The Omicron XBB.1.5 variant of COVID-19 does not have any mutations known to increase the severity of the virus in individuals, according to the World Health Organization (WHO).
In a risk assessment (pdf) published on Jan. 11, the health agency said that the XBB.1.5 variant “does not carry any mutation known to be associated with potential change in severity.”
“Based on its genetic characteristics and early growth rate estimates, XBB.1.5 may contribute to increases in case incidence globally,” the agency said.
However, it noted that “to date, the overall confidence in the assessment is low as growth advantage estimates are only from one country, the United States of America.”
The risk assessment comes as the Biden administration on Jan. 11 extended the COVID-19 state of emergency following consultation with public health officials.
“The COVID-19 Public Health Emergency remains in effect, and as HHS [the Department of Health and Human Services] committed to earlier, we will provide a 60-day notice to states before any possible termination or expiration,” a spokesperson for HHS told media outlets.
Wednesday’s extension means the public health emergency has been renewed every 90 days since it was first issued under the Trump administration in January 2020, when the pandemic began.
The renewal comes as the XBB.1.5 variant is fast becoming the dominant subvariant in the United States.
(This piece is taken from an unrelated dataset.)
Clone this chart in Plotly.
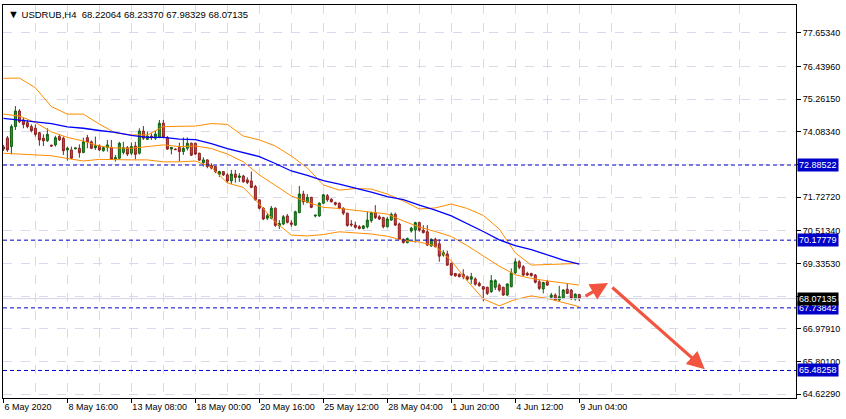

Data from the Centers for Disease Control and Prevention (CDC) show that XBB.1.5 accounted for an estimated 27.6 percent of COVID-19 cases in the country for the week ending Jan. 7.
The BQ.1.1 variant, which was first identified in September, still accounts for the largest number of cases at 34.4 percent, according to the data.
XBB.1.5 Most Resistant to Antibodies
According to the WHO’s risk assessment, XBB.1.5 is one of the COVID-19 subvariants that is most resistant to antibodies acquired from vaccination or previous infection.
“These data reported that sera (serum) from individuals with a) BA.1, b) BA.5 or c) BF.7 breakthrough infection and three doses of the inactivated vaccine (Coronavac) or d) BA.5 infection following three or four doses of mRNA vaccine (BNT162b2 or mRNA-1273) do not induce high neutralization titers against XBB.1.5,” the WHO said in its report.
While it is the most resistant to antibodies, symptoms of XBB.1.5 are thought to be similar to those of previous strains of Omicron, such as fever, headaches, and other flu-like symptoms.
Most people develop symptoms around five days after exposure to the strain, according to Andy Pekosz, a professor of molecular microbiology and immunology and co-director of Johns Hopkins Center of Excellence in Influenza Research and Surveillance.
Barbara Mahon, head of the CDC’s proposed Coronavirus and Other Respiratory Viruses Division, also told CBS News that there is no suggestion that XBB.1.5 is more severe than previous strains of Omicron.
Elsewhere, Maria Van Kerkhove, the WHO’s COVID-19 technical lead, told CNBC on Jan. 4 that while XBB.1.5 is the most transmissible version of COVID-19 yet, it doesn’t appear to increase the severity of the virus in individuals.
“The reason for this are the mutations that are within this subvariant of Omicron allowing this virus to adhere to the cell and replicate easily,” Kerkhove said. “The more this virus circulates the more opportunities it will have to change.”
While the WHO in its risk assessment said further data and laboratory testing are needed from other countries on how fast XBB.1.5 is spreading and how severe it is, researchers are still cautious about what impact the strain may have on the United States and the rest of the world.